Univ. "days"; a = called by me "lucky"; b = cloudy; c = days when people take umbrellas; d = days when Robinson is civil to me; e = rainy; h = turning out fine; k = Wednesdays.

54No heavy fish is unkind to children.
(1) No shark ever doubts that it is well fitted out;
(2) A fish, that cannot dance a minuet, is contemptible;
(3) No fish is quite certain that it is well fitted out, unless it has three rows of teeth;
(4) All fishes, except sharks, are kind to children;
(5) No heavy fish can dance a minuet;
(6) A fish with three rows of teeth is not to be despised.
Univ. "fishes"; a = able to dance a minuet; b = certain that he is well fitted out; c = contemptible; d = having 3 rows of teeth; e = heavy; h = kind to children; k = sharks.

55No engine-driver lives on barley-sugar.
(1) All the human race, except my footmen, have a certain amount of common sense;
(2) No one, who lives on barley-sugar, can be anything but a mere baby;
(3) None but a hop-scotch player knows what real happiness is;
(4) No mere baby has a grain of common sense;
(5) No engine-driver ever plays hop-scotch;
(6) No footman of mine is ignorant of what true happiness is.
Univ. "human beings"; a = engine-drivers; b = having common sense; c = hop-scotch players; d = knowing what real happiness is; e = living on barley-sugar; h = mere babies; k = my footmen.

56All the animals in the yard gnaw bones.
(1) I trust every animal that belongs to me;
(2) Dogs gnaw bones;
(3) I admit no animals into my study, unless they will beg when told to do so;
(4) All the animals in the yard are mine;
(5) I admit every animal, that I trust, into my study;
(6) The only animals, that are really willing to beg when told to do so, are dogs.
Univ. "animals"; a = admitted to my study; b = animals that I trust; c = dogs; d = gnawing bones; e = in the yard; h = my; k = willing to beg when told.

57No badger can guess a conundrum.
(1) Animals are always mortally offended if I fail of notice them;
(2) The only animals that belong to me are in that field;
(3) No animal can guess a conundrum, unless it has been properly trained in a Board-School;
(4) None of the animals in that field are badgers;
(5) When an animal is mortally offended, it always rushes about wildly and howls;
(6) I never notice any animal, unless it belongs to me;
(7) No animal, that has been properly trained in a Board-School, ever rushes about wildly and howls.
Univ. "animals"; a = able to guess a conundrum; b = badgers; c = in that field; d = mortally offended if I fail to notice them; e = my; h = noticed by me; k = properly trained in a Board-School; l = rushing about wildly and howling.

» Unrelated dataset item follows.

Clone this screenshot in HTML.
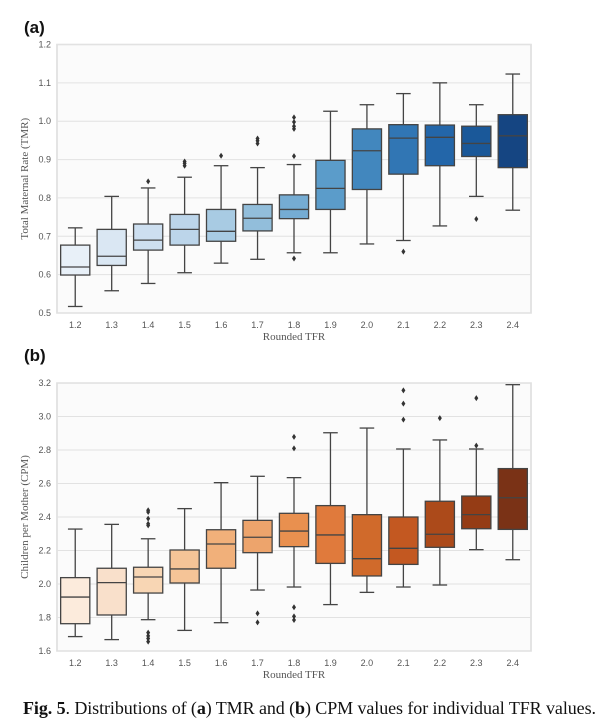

58No cheque of yours, received by me, is payable to order.
(1) I never put a cheque, received by me, on that file, unless I am anxious about it;
(2) All the cheques received by me, that are not marked with a cross, are payable to bearer;
(3) None of them are ever brought back to me, unless they have been dishonoured at the Bank;
(4) All of them, that are marked with a cross, are for amounts of over ?100;
(5) All of them, that are not on that file, are marked "not negotiable";
(6) No cheque of yours, received by me, has ever been dishonoured;
(7) I am never anxious about a cheque, received by me, unless it should happen to be brought back to me;
(8) None of the cheques received by me, that are marked "not negotiable", are for amounts of over ?100.
Univ. "cheques received by me"; a = brought back to me; b = cheques that I am anxious about; c = honoured;
d = marked with a cross; e = marked "not negotiable"; h = on that file; k = over ?100; l = payable to bearer; m = your.

59I cannot read any of Brown's letters.
(1) All the dated letters in this room are written on blue paper;
(2) None of them are in black ink, except those that are written in the third person;
(3) I have not filed any of them that I can read;
(4) None of them, that are written on one sheet, are undated;
(5) All of them, that are not crossed, are in black ink;
(6) All of them, written by Brown, begin with "Dear Sir";
(7) All of them, written on blue paper, are filed;
(8) None of them, written on more than one sheet, are crossed;
(9) None of them, that begin with "Dear Sir", are written in the third person.
Univ. "letters in this room"; a = beginning with "Dear Sir"; b = crossed; c = dated; d = filed; e = in black ink; h = in third person; k = letters that I can read; l = on blue paper; m = on one sheet; n = written by Brown.

60I always avoid a kangaroo.
(1) The only animals in this house are cats;
(2) Every animal is suitable for a pet, that loves to gaze at the moon;
(3) When I detest an animal, I avoid it;
(4) No animals are carnivorous, unless they prowl at night;
(5) No cat fails to kill mice;
(6) No animals ever take to me, except what are in this house;
(7) Kangaroos are not suitable for pets;
(8) None but carnivora kill mice;
(9) I detest animals that do not take to me;
(10) Animals, that prowl at night, always love to gaze at the moon.
Univ. "animals"; a = avoided by me; b = carnivora; c = cats; d = detested by me; e = in this house; h = kangaroos; k = killing mice; l = loving to gaze at the moon; m = prowling at night; n = suitable for pets, r = taking to me.